Спросите, зачем вообще сравнивать отдельные, самостоятельно живущие инструменты? Затем, что на старом кобызе из кожи и натянутых жил его создателя, акына Коркыта, исполнить Чайковского, Моцарта или Вивальди не удастся. На новом кобызе музыканты побеждают на международных конкурсах. Не только из-за высокой техники исполнения, но и потому, что звук их инструментов фантастически сочетает классическое и национальное звучание.

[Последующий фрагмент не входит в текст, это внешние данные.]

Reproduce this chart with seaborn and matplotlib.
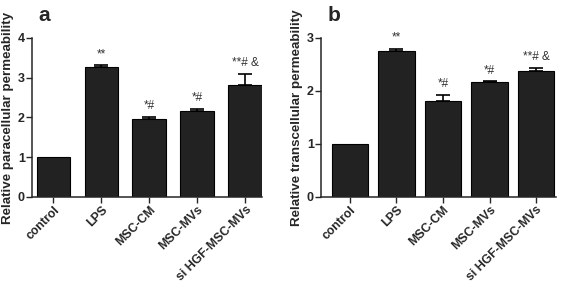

Можно сказать, что кобыз в его современной конструкции стал очевидным соперником скрипки. «На Западе, – смеётся Валерий Васильевич, – на ушах стоят, когда его слышат». Подтверждением служит, например, творческая судьба Ляйли Тажибаевой, лауреата международных конкурсов, обладательницы золотых медалей Всемирного чемпионата исполнительских искусств в Лос-Анджелесе. И судьбы множества других наших кобызистов, солистов ансамблей, выпускников консерватории, музыкальных колледжей. Разумеется, в их репертуаре немалое место по-прежнему занимает национальная музыка, звучание которой «казахская скрипка» делает ещё ярче и проникновеннее.

-

В мастерской Валерия Абрамкина не обретаются тени итальянского создателя скрипичных инструментов Николо Амати или Эвтерпы, покровительницы музыки. Там всё по-деловому: тиски, стамески, сверлильный и токарный станки, пилы, медные рубанки величиной с четвертушку спичечного коробка. И всякая всячина, которая может пригодиться в таком тонком и деликатном деле.

НАСЛЕДНИК НЕ ПО ПРЯМОЙ

Он ведь и сам начинал как музыкант. Закончил в Алма-Ате музучилище имени Чайковского по классу духовых и ударных инструментов. Из армии пришел в 74-м и лет на десять погрузился в удалую ресторанную жизнь. Помнят завсегдатаи алмаатинских злачных мест той поры его лихие соло и стаккато на ударных установках. Но ресторан – вредный цех. Когда с каждого столика слышишь «эй, братан, давай к нам», то сами понимаете… Потом реставрировал мебель, рукастость передалась от отца, который после паровозного депо и совковой шахтерской лопаты в Воркуте потихоньку плотничал, и Валерий, как тот Буратино, всегда был рядом.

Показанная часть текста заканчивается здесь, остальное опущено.